BBC News - December 17, 2008
It had been believed that only damaged skin inside the vagina could provide a route to infection.
However, US-based researchers say HIV can get past this intact barrier within hours.
UK HIV charities said it reinforced the need for women to avoid unprotected sex unless their partner's health is known.
The lining of the vagina - the squamous epithelium - had been believed by many to be capable of keeping HIV at bay.
While transmission of the virus from men to women through unprotected sex is commonplace in many parts of the world, it was thought that HIV was most likely travelling through cuts or sores in the vaginal tract, or penetrating a much thinner layer of skin further up the reproductive tract.

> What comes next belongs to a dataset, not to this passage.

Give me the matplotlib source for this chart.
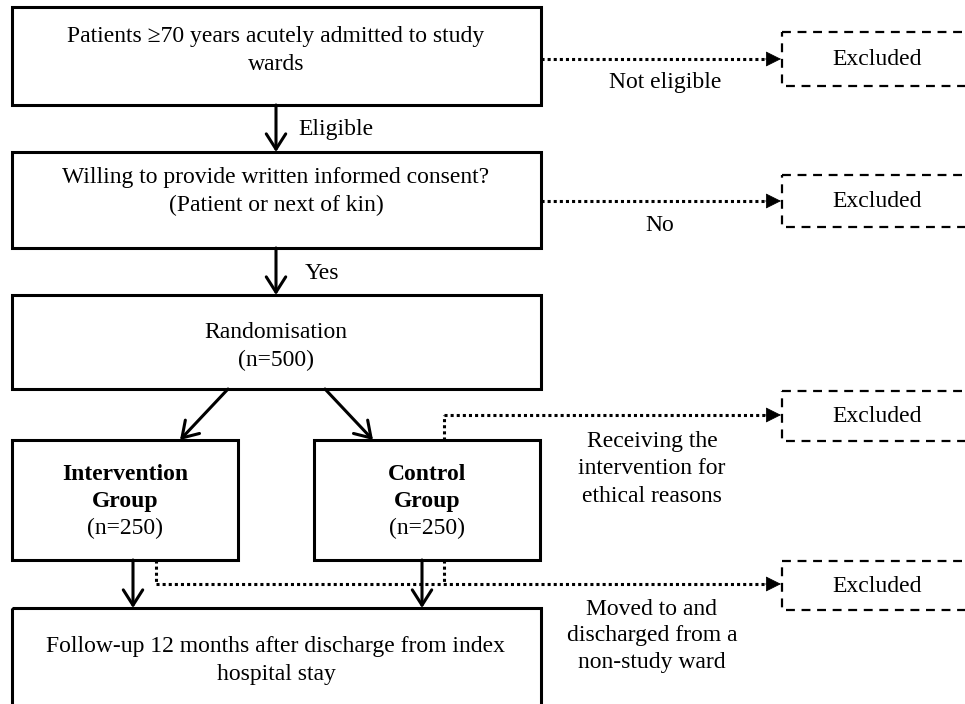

The scientists from Northwestern University in Chicago found that, far from this being the truth, HIV could move quickly between the skin cells themselves.
The weak point, they said, occurs when skin cells are about to be shed, as the cells are no longer as tightly bound together.
Using HIV "tagged" with a marker which gives off light, they observed that, within four hours, the virus had reached a fraction of a millimetre below the surface.
At this depth, according to the researchers, it could encounter the immune cells it needed to invade to establish itself in the body.
Professor Thomas Hope, leading the research, said: "This is an important and unexpected result - we have a new understanding of how HIV can invade the female vaginal tract."
"We urgently need new prevention strategies or therapeutics to block the entry of HIV through a woman's genital skin."
Condom call
He said that while condoms were highly effective in blocking the virus, people often rejected them for cultural and other reasons.
Lisa Power, from the Terrence Higgins Trust said: "This is sadly not surprising, though it is an important finding.
"We have long known that it is easier for a man to transmit HIV sexually to a woman than for a woman to transmit it to a man and this helps us understand why.
"This will help in developing better prevention mechanisms - but until then, it's more clear than ever that a condom is a vital part of safer sex."
The charity AVERT echoed this advice, adding: "While there is evidence given by scientists that unprotected heterosexual sex is not as risky as other routes of HIV transmission, AVERT would still advocate the need for the use of condoms in all sexual encounters unless the HIV status of those involved was known.
"This study serves to strengthen that argument and will hopefully give weight to the need for safer heterosexual sex to be advocated further by governments and practitioners worldwide."